Figure: Examples of approximations constructed from the same training data with Interpolation OFF or ON.

The exact fit mode is supported only by the following techniques:

All techniques which are not mentioned above do not support the exact fit mode. Also, this mode is computationally demanding and therefore is restricted to moderately sized training samples.

The following guidelines are important when choosing whether to switch the exact fit mode on or off:

• If the approximation has a low error on the training sample (in particular, if it is a strict interpolation), it does not mean that this approximation will be just as accurate outside of the training sample. Very often (though not always), requiring an excessively small error on the training sample leads to an excessively complex approximation with low predictive power — a phenomenon known as overfitting or overtraining (see, e.g., [Everitt2002], [Tetko1995] ). This phenomenon consists in getting the approximation to be very accurate on the training DoE, at the cost of excessively increasing approximation’s complexity which leads to a less robust behavior and ultimately lower accuracy on points not belonging to the training set (see, e.g., [Runge1901] for the classical example of Runge’s phenomenon). The errors of an overfitted approximation on a training set are usually much lower that the errors on the independent test set. If the strict interpolation mode is off, GTApprox attempts to avoid overfitting.
• The interpolation mode is inappropriate for noisy models. Also, if the training sample is highly irregular or the approximated function is known to be singular, then the interpolation mode is not recommended, as in this case the approximation tends to be numerically unstable. On the whole, strictly interpolating approximations are more flexible but less robust than non-interpolating ones.
• The interpolation mode may be useful, e.g., if the default approximation (with the interpolation mode off) appears to be too crude. In this case, turning the interpolation mode on may (but is not guaranteed to; the opposite effect is also possible) increase the accuracy.

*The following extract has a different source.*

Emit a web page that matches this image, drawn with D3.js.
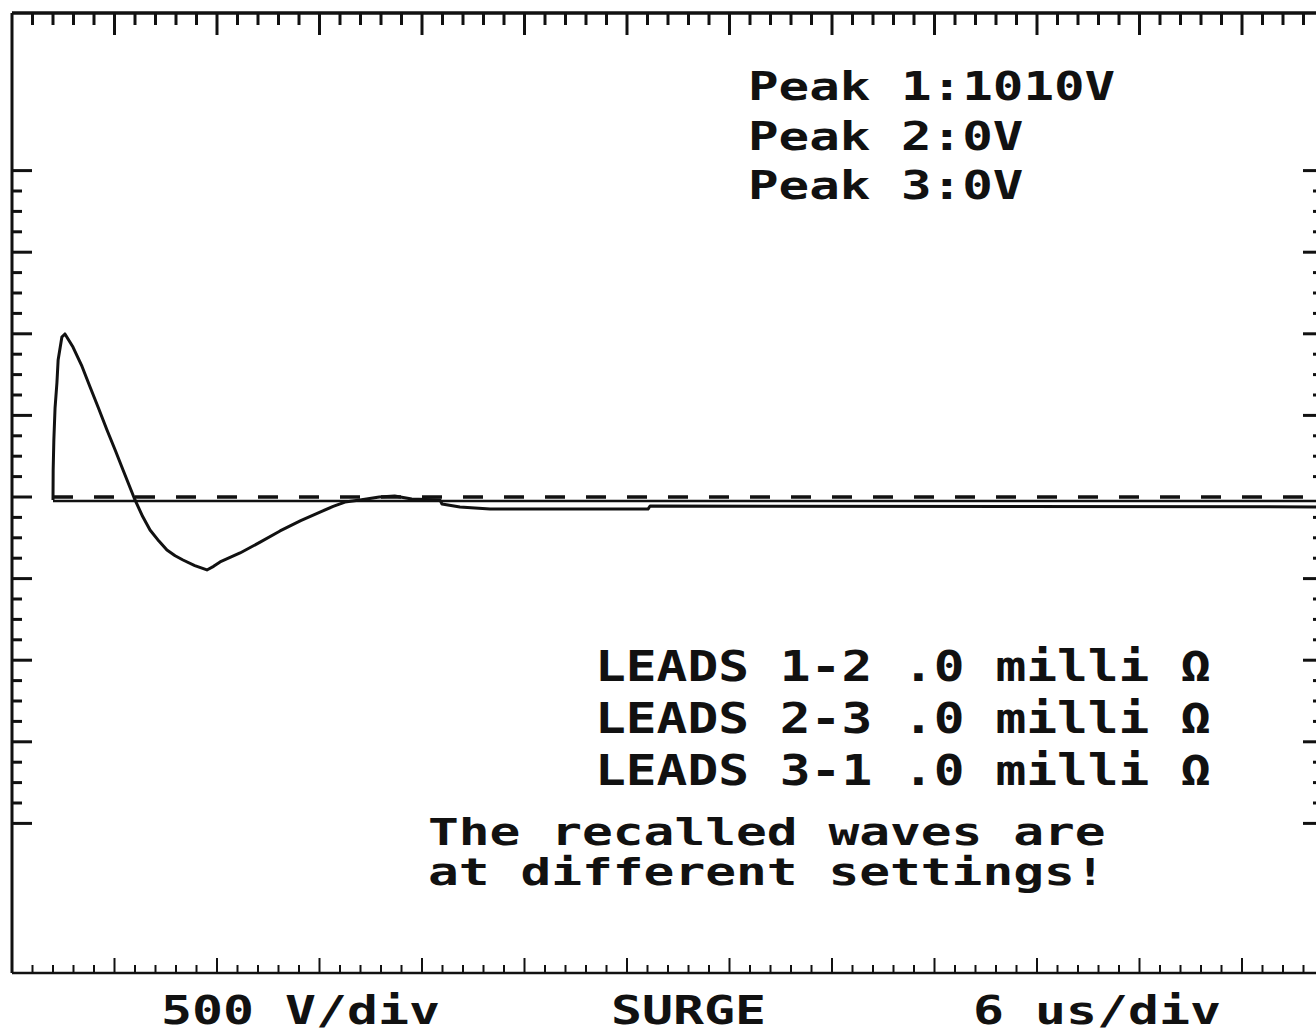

Because of numerical limitations and round-off errors, minor discrepancies can be observed in some cases between the training sets and the interpolating approximations constructed by GTApprox. These discrepancies typically have relative values $$\lesssim 10^{-5}$$ and are considered negligible.

4.3.2. Noisy Problems¶

By noisy problems one usually understands those problems where the response function is a regular function perturbed by a random, unpredictable noise. In these problems one is typically interested in some noise-filtering and smoothing of the training data so as to recover the regular dependence rather than reproduce the noise; in particular, strict interpolation is unnecessary and possibly undesirable. The extreme case of noisy problems are those with training data containing points with the same input, but different output (e.g., random variations in the results of different experiments performed under the same conditions). The sensitivity of an approximation method to the noise is usually positively correlated with the interpolating capabilities of the method and negatively correlated with its crudeness.

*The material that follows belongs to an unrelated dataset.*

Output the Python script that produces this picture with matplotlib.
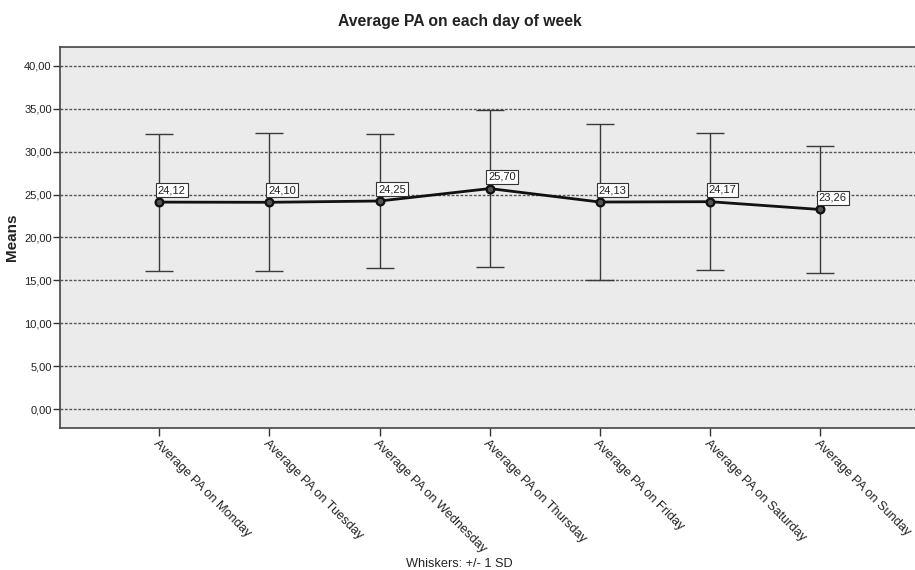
import numpy as np
import matplotlib
matplotlib.use("Agg")
import matplotlib.pyplot as plt
from matplotlib.transforms import ScaledTranslation

plt.rcParams['font.family'] = ['Liberation Sans', 'DejaVu Sans']

days = ["Monday", "Tuesday", "Wednesday", "Thursday", "Friday", "Saturday", "Sunday"]
tick_labels = ["Average PA on " + d for d in days]
means = [24.12, 24.10, 24.25, 25.70, 24.13, 24.17, 23.26]
sds = [7.98, 8.05, 7.78, 9.15, 9.05, 8.00, 7.40]
y_ticks = [0, 5, 10, 15, 20, 25, 30, 35, 40]

fig = plt.figure(figsize=(9.15, 5.70), dpi=100)
ax = fig.add_axes([0.0656, 0.249, 0.9344, 0.6685])
ax.set_facecolor('#ebebeb')

x = np.arange(len(days))

# dotted reference lines at each y tick
for yv in y_ticks:
    ax.axhline(yv, color='#555555', lw=1.0, ls=(0, (2, 1.2)), zorder=1)

ax.errorbar(x, means, yerr=sds, fmt='none', ecolor='#3a3a3a', elinewidth=1.0,
            capsize=10, capthick=1.0, zorder=2)
ax.plot(x, means, color='#111111', lw=2.0, marker='o', markersize=5.5,
        markerfacecolor='#555555', markeredgecolor='#111111', markeredgewidth=1.7,
        zorder=3)

for xi, m in zip(x, means):
    ax.annotate(f"{m:.2f}".replace('.', ','), (xi, m), xytext=(-1, 5),
                textcoords='offset points', ha='left', va='bottom', fontsize=8,
                color='#222222', zorder=4,
                bbox=dict(boxstyle='square,pad=0.18', fc='white', ec='#333333', lw=0.8))

ax.set_xlim(-0.9, 6.86)
ax.set_ylim(-2.22, 42.2)
ax.set_yticks(y_ticks)
ax.set_yticklabels([f"{v:.2f}".replace('.', ',') for v in y_ticks], fontsize=8, color='#222222')
ax.set_xticks(x)
ax.set_xticklabels(tick_labels, rotation=-45, ha='left', va='top',
                   rotation_mode='anchor', fontsize=9.2, color='#222222')
# nudge the slanted labels so they start right under the tick
shift = ScaledTranslation(0.04, 0, fig.dpi_scale_trans)
for lbl in ax.get_xticklabels():
    lbl.set_transform(lbl.get_transform() + shift)
ax.tick_params(axis='y', length=5, width=1, color='#333333', pad=1)
ax.tick_params(axis='x', length=6, width=1, color='#333333', pad=1)

for side in ['left', 'bottom', 'top']:
    ax.spines[side].set_color('#444444')
    ax.spines[side].set_linewidth(1.2)
ax.spines['right'].set_visible(False)

ax.set_ylabel("Means", fontsize=11, fontweight='bold', color='#222222', labelpad=4)
fig.text(0.503, 0.963, "Average PA on each day of week", ha='center', va='center',
         fontsize=11.3, fontweight='bold', color='#222222')
fig.text(0.502, 0.011, "Whiskers: +/- 1 SD", ha='center', va='center',
         fontsize=9.2, color='#222222')

fig.savefig("out.png", dpi=100)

Table summarizes how the methods of GTApprox can be ordered with respect to their noise sensitivity, from the most sensitive to the least sensitive. The table refers to the default versions of the methods, with the interpolation mode turned off (see Section Exact Fit). User is advised to adjust the level of smoothing in particular problems by choosing the appropriate approximation technique of GTApprox.

 SPLT Strictly interpolating, very noise-sensitive. GP, SGP, HDAGP Not strictly interpolating in general, tend to somewhat smoothen the data (degree of smoothing depends on a particular problem). HDA Mostly smoothing. Sensitivity can be further tuned by adjusting the complexity parameters of the approximation through advanced options, see HDA. Can be applied to very noisy problems with multiple outputs corresponding to the same input. RSM The crudest and most robust method. Very noise-insensitive.

An example of the application of different methods of GTApprox to a 1D noisy problem is shown in Figure below.

Figure: Different approximation techniques on a noisy problem.

Note

This image was obtained using an older pSeven Core version. Actual results in the current version may differ.

4.3.2.1. Heteroscedastic data¶

It is usually assumed that the noise in output data sample has uniform properties and can be modelled by independent identically distributed multivariate normal variables (particular case of homoscedastic noise). However, in some approximation problems noise can be heteroscedastic, e.g. when output variance depends on the point location in the design space. For such problems, the noise in some regions may be negligible, while in other regions the presence of noise has to be taken into account to build an accurate enough approximation and provide consistent accuracy evaluation.

To resolve such issues, GTApprox implements a dedicated algorithm based on Gaussian processes. It assumes the following form of the output:

$f(X) = f_1(X) + \varepsilon(X),$

where $$f_1(X)$$ is a realization of a Gaussian process, $$\varepsilon(X)$$ is white noise with zero mean and variance given as $$\exp\! \left(f_2(X) \right)$$ where $$f_2(X)$$ is also a realization of a Gaussian process. During training we estimate parameters of Gaussian processes $$f_1(X)$$ and $$f_2(X)$$; $$f_1(X)$$ models the true function, while $$f_2(X)$$ models the noise in the output data.

Direct inference in this case isn’t possible, so approximate inference is used to adjust model parameters and estimate function value and accuracy evaluation at a new point.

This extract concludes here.